**INFORMATION PROVIDED**:
--*--
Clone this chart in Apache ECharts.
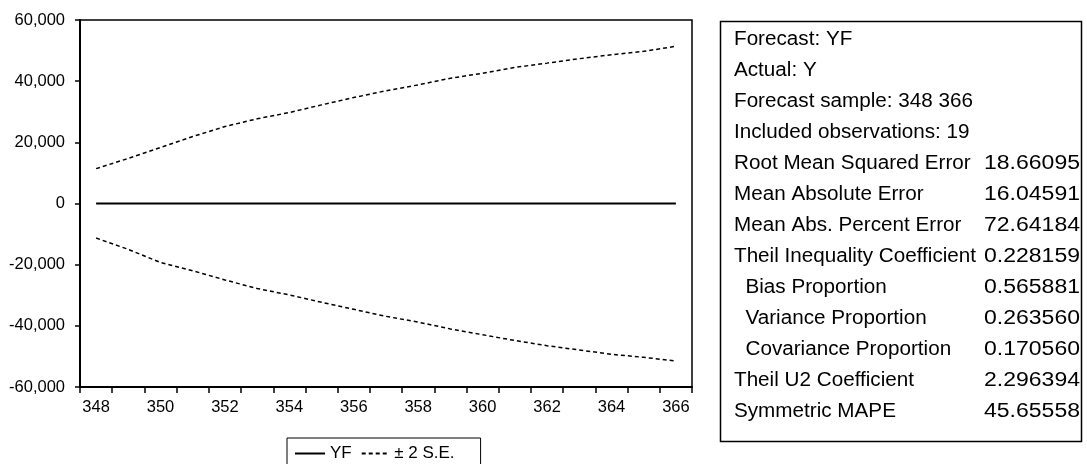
<!DOCTYPE html>
<html>
<head>
<meta charset="utf-8">
<title>Forecast YF</title>
<script src="https://cdn.jsdelivr.net/npm/echarts@6/dist/echarts.min.js"></script>
<style>
  html, body { margin: 0; padding: 0; background: #fff; }
  #chart { width: 1087px; height: 464px; }
</style>
</head>
<body>
<div id="chart"></div>
<script>
// forecast sample 348..366
var periods = ['348', '349', '350', '351', '352', '353', '354', '355', '356', '357',
               '358', '359', '360', '361', '362', '363', '364', '365', '366'];
// forecast sits on the zero line at this scale
var yf = [0, 0, 0, 0, 0, 0, 0, 0, 0, 0, 0, 0, 0, 0, 0, 0, 0, 0, 0];
var upperSE = [11400, 14750, 18300, 21900, 25150, 27700, 29750, 32250, 34650, 36850,
               38800, 40950, 42600, 44500, 45900, 47350, 48650, 49750, 51400];
var lowerSE = [-11300, -15000, -19300, -22000, -25000, -27800, -29900, -32300, -34600, -36900,
               -38800, -41000, -42900, -44800, -46500, -47900, -49300, -50300, -51500];

var statLabels = ['Forecast: YF', 'Actual: Y', 'Forecast sample: 348 366', 'Included observations: 19',
                  'Root Mean Squared Error', 'Mean Absolute Error', 'Mean Abs. Percent Error',
                  'Theil Inequality Coefficient', '  Bias Proportion', '  Variance Proportion',
                  '  Covariance Proportion', 'Theil U2 Coefficient', 'Symmetric MAPE'];
var statValues = ['', '', '', '', '18.66095', '16.04591', '72.64184', '0.228159',
                  '0.565881', '0.263560', '0.170560', '2.296394', '45.65558'];

var FONT = '"Liberation Sans", Arial, sans-serif';

var myChart = echarts.init(document.getElementById('chart'));

// stats table on the right (eviews text is a bit wider than arial, so stretch it)
var graphics = [{
  type: 'rect',
  shape: { x: 720.5, y: 21.5, width: 361, height: 420 },
  style: { fill: 'none', stroke: '#000', lineWidth: 1.5 }
}];
for (var i = 0; i < statLabels.length; i++) {
  var rowY = 40 + i * 31;
  graphics.push({
    type: 'text', x: 734, y: rowY, scaleX: 1.06,
    style: { text: statLabels[i], fill: '#000', font: '19.5px ' + FONT, verticalAlign: 'middle' }
  });
  if (statValues[i] !== '') {
    graphics.push({
      type: 'text', x: 1080, y: rowY, scaleX: 1.18,
      style: { text: statValues[i], fill: '#000', font: '19.5px ' + FONT, align: 'right', verticalAlign: 'middle' }
    });
  }
}

var option = {
  animation: false,
  backgroundColor: '#fff',
  textStyle: { fontFamily: FONT, color: '#000' },
  grid: {
    left: 80, top: 20, right: 395, bottom: 77,
    show: true, borderColor: '#000', borderWidth: 1.5
  },
  legend: {
    data: [
      { name: 'YF', icon: 'path://M0,0H30V2H0Z' },
      { name: '± 2 S.E.', icon: 'path://M0,0H4V2H0Z M7,0H11V2H7Z M14,0H18V2H14Z M21,0H25V2H21Z' }
    ],
    left: 287, top: 438,
    orient: 'horizontal',
    itemWidth: 30, itemHeight: 2, itemGap: 10,
    padding: [7, 26, 24, 8],
    borderColor: '#000', borderWidth: 1, borderRadius: 0,
    selectedMode: false,
    textStyle: { fontSize: 17, color: '#000', fontFamily: FONT }
  },
  xAxis: {
    type: 'category',
    data: periods,
    boundaryGap: true,
    axisLine: { show: true, onZero: false, lineStyle: { color: '#000', width: 2 } },
    axisTick: { show: true, interval: 0, length: 6, lineStyle: { color: '#000', width: 1.5 } },
    axisLabel: { interval: 1, fontSize: 16.5, color: '#000', margin: 12 },
    splitLine: { show: false }
  },
  yAxis: {
    type: 'value',
    min: -60000, max: 60000, interval: 20000,
    axisLine: { show: true, lineStyle: { color: '#000', width: 2 } },
    axisTick: { show: true, length: 5, lineStyle: { color: '#000', width: 1.5 } },
    axisLabel: {
      fontSize: 16.5, color: '#000', margin: 15,
      formatter: function (v) { return v.toLocaleString('en-US'); }
    },
    splitLine: { show: false }
  },
  series: [
    {
      name: 'YF', type: 'line', data: yf,
      symbol: 'none',
      itemStyle: { color: '#000' },
      lineStyle: { color: '#000', width: 2 }
    },
    {
      name: '± 2 S.E.', type: 'line', data: upperSE,
      symbol: 'none',
      itemStyle: { color: '#000' },
      lineStyle: { color: '#000', width: 1.5, type: [4, 3] }
    },
    {
      name: '± 2 S.E.', type: 'line', data: lowerSE,
      symbol: 'none',
      itemStyle: { color: '#000' },
      lineStyle: { color: '#000', width: 1.5, type: [4, 3] }
    }
  ],
  graphic: graphics
};

myChart.setOption(option);
</script>
</body>
</html>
--*--
**TO BE DONE**: Write out again exactly the lines from the start of the data above through the line containing "-49300, -50300, -51500];", inclusive, excluding any pictures.

**WRITTEN ANSWER**:
Clone this chart in Apache ECharts.
<!DOCTYPE html>
<html>
<head>
<meta charset="utf-8">
<title>Forecast YF</title>
<script src="https://cdn.jsdelivr.net/npm/echarts@6/dist/echarts.min.js"></script>
<style>
  html, body { margin: 0; padding: 0; background: #fff; }
  #chart { width: 1087px; height: 464px; }
</style>
</head>
<body>
<div id="chart"></div>
<script>
// forecast sample 348..366
var periods = ['348', '349', '350', '351', '352', '353', '354', '355', '356', '357',
               '358', '359', '360', '361', '362', '363', '364', '365', '366'];
// forecast sits on the zero line at this scale
var yf = [0, 0, 0, 0, 0, 0, 0, 0, 0, 0, 0, 0, 0, 0, 0, 0, 0, 0, 0];
var upperSE = [11400, 14750, 18300, 21900, 25150, 27700, 29750, 32250, 34650, 36850,
               38800, 40950, 42600, 44500, 45900, 47350, 48650, 49750, 51400];
var lowerSE = [-11300, -15000, -19300, -22000, -25000, -27800, -29900, -32300, -34600, -36900,
               -38800, -41000, -42900, -44800, -46500, -47900, -49300, -50300, -51500];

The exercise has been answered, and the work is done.